In conclusion there is much here to interest and inform the social simulation community in terms of modelling approach and practice. It also indicates that government modellers and academic modellers have a lot that they could usefully swap in terms of modelling techniques and practice. People do produce models for or with government departments and agencies will have to understand and take on board this guidance, but the rest of us could very usefully adopt much that is here.

Of course, even though this is very well considered and useful advice – there is very little that one could disagree with here – there are areas one could criticise. The whole focus of the AB is on how modelling practice and management can be improved to provide a better service for policy makers. This will make modelling more onerous to do and hence increase its cost, maybe with a result in reducing the amount of modelling done in support of policy (at least in the short term), reflecting the precautionary principle implied in all of this. It might be concluded that it is generally better not to model than risk making a mistake, so if one was taking a blame-avoidance strategy one might deliver worse policy just because a perfect model was not possible [10].

The second main critique is that there is not equal weight on proving guidance with the policy ‘clients’ of modelling, the senior civil servants and politicians. Maybe this is simply not possible given the norms of the civil service, or maybe the AB is simply not the place for this, but the way models are used in a complex and radically uncertain world is at least as important as the modelling process itself. The MacPherson review (HM Treasury 2013c) was more explicit about this but these elements have largely disappeared in the development of the AB. I hope that this is, in fact, being addressed within government but I fear the AB marks a shift of responsibility for errors down towards the modellers.

Finally, the AB gives an impression of the pressure that government modellers are under. They often have to work to very tight deadlines and to increasingly high standards. Fortunately the UK government is now taking the development of modelling skills and capacity seriously by supporting them more and with its internal professionalization within the civil service. One can always decide policy on the basis of one’s own intuition and qualitative advice especially when the development of quality modelling is so expensive in terms of time and resources. However a good model can deliver huge marginal benefits in the longer-term and even aid in the avoidance of major disasters, so it can be a very worthwhile investment. The next time someone complains about the level of their taxes and how it is all wasted on bureaucrats and civil servants, think about the sheer value that these modellers are delivering.

Notes

[1] Although the Joint Research Council of the EU is in the process of developing something comparable for models used to assess ICT-enabled Social Investment Projects (Misuraca & Kucsera 2016).

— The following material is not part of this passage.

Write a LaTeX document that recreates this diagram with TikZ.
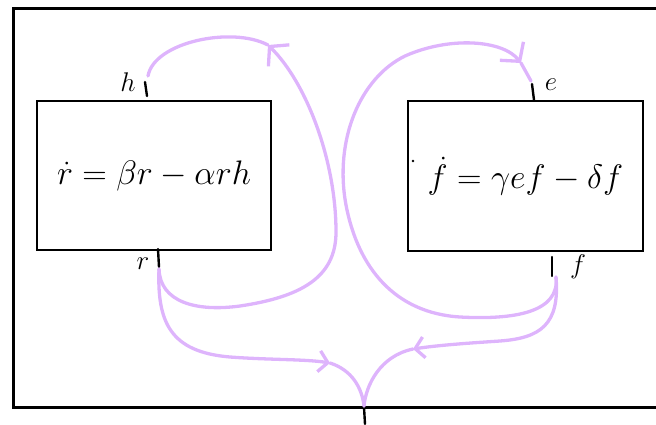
\RequirePackage{fix-cm}
\documentclass[tikz,border=0pt]{standalone}
\usepackage{amsmath}
\usetikzlibrary{arrows.meta, calc}
\definecolor{lilac}{RGB}{222,180,252}

\tikzset{
  eqbox/.style={draw, line width=2.8pt, inner sep=0pt,
                font=\fontsize{34}{40}\selectfont},
  lab/.style={font=\fontsize{27}{32}\selectfont, inner sep=0pt},
  stub/.style={line width=2.4pt, line cap=round},
  flow/.style={draw=lilac, line width=3.3pt, line cap=round},
  bigbarb/.style={-{Straight Barb[length=13pt,width=30pt]}},
  smallbarb/.style={-{Straight Barb[length=9pt,width=21pt]}}
}

\begin{document}
\begin{tikzpicture}[x=1pt, y=-1pt]
  \clip (0,0) rectangle (656,424);
  \draw[line width=3pt] (13,8) rectangle (680,407);

  % the two equations
  \node[eqbox, minimum width=234pt, minimum height=149pt] (rbox) at (154,175.5)
    {$\dot r=\beta r-\alpha rh$};
  \node[eqbox, minimum width=235pt, minimum height=150pt] (fbox) at (525.5,176)
    {$\dot f=\gamma ef-\delta f$};
  \fill (413,161) circle (1.4pt);

  % stubs and their letters
  \coordinate (hT) at (148,76);
  \coordinate (rB) at (159,269);
  \coordinate (eT) at (531,81);
  \coordinate (fB) at (556,277);
  \coordinate (bT) at (364,406);
  \draw[stub] (145,82) -- (147,96);
  \draw[stub] (158,249) -- (159,267);
  \draw[stub] (532,84) -- (534,100);
  \draw[stub] (552,257) -- (552,276);
  \draw[stub] (364,407) -- (365,424);
  \node[lab] (hlab) at (128,82) {$h$};
  \node[lab] (rlab) at (143,264) {$r$};
  \node[lab] (elab) at (551,85) {$e$};
  \node[lab] (flab) at (578,267) {$f$};

  % meeting points of the flows
  \coordinate (jn1) at (268,45);
  \coordinate (jn2) at (521,63);
  \coordinate (jnL) at (330,363);
  \coordinate (jnR) at (413,349);

  \draw[flow] (hT) .. controls (154,42) and (232,26) .. (jn1);
  \draw[flow, bigbarb] (rB) .. controls (160,302) and (196,312) .. (240,306)
    .. controls (300,297) and (336,278) .. (336,232)
    .. controls (336,160) and (306,82) .. (jn1);

  \draw[flow, bigbarb] (fB) .. controls (560,312) and (515,320) .. (460,317)
    .. controls (395,313) and (358,268) .. (346,205)
    .. controls (334,140) and (360,78) .. (405,56)
    .. controls (450,36) and (503,40) .. (jn2);
  \draw[flow] (jn2) -- (eT);

  \draw[flow, smallbarb] (rB) .. controls (157,322) and (170,352) .. (230,357)
    .. controls (270,360) and (305,359) .. (jnL);
  \draw[flow] (jnL) .. controls (352,370) and (362,388) .. (bT);
  \draw[flow, smallbarb] (fB) .. controls (560,325) and (540,338) .. (500,341)
    .. controls (470,343) and (440,345) .. (jnR);
  \draw[flow] (jnR) .. controls (380,356) and (366,385) .. (bT);
\end{tikzpicture}
\end{document}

[2] This cycle is captured by the acronym ROAMEF within its ‘Green Book’ (GB): “For any given decision, the Rationale and Objectives must be understood. Following Appraisal of the options and implementation of the decision the outcome should be Monitored, Evaluated and the original rationale reconsidered with the completion of the Feedback”.

[3] For example a confusion between explaining known data and forecasting unknown data (Edmonds & Moss 2001).

[4] To the extent, as (Kuhn 1962) pointed out, that we don't even see many assumptions for what they are.

[5] e.g. (Moss & Edmonds 2005, Edmonds 2010).

[6] By which I mean those that can be solved, if they can’t be solved one has to simulate them anyway.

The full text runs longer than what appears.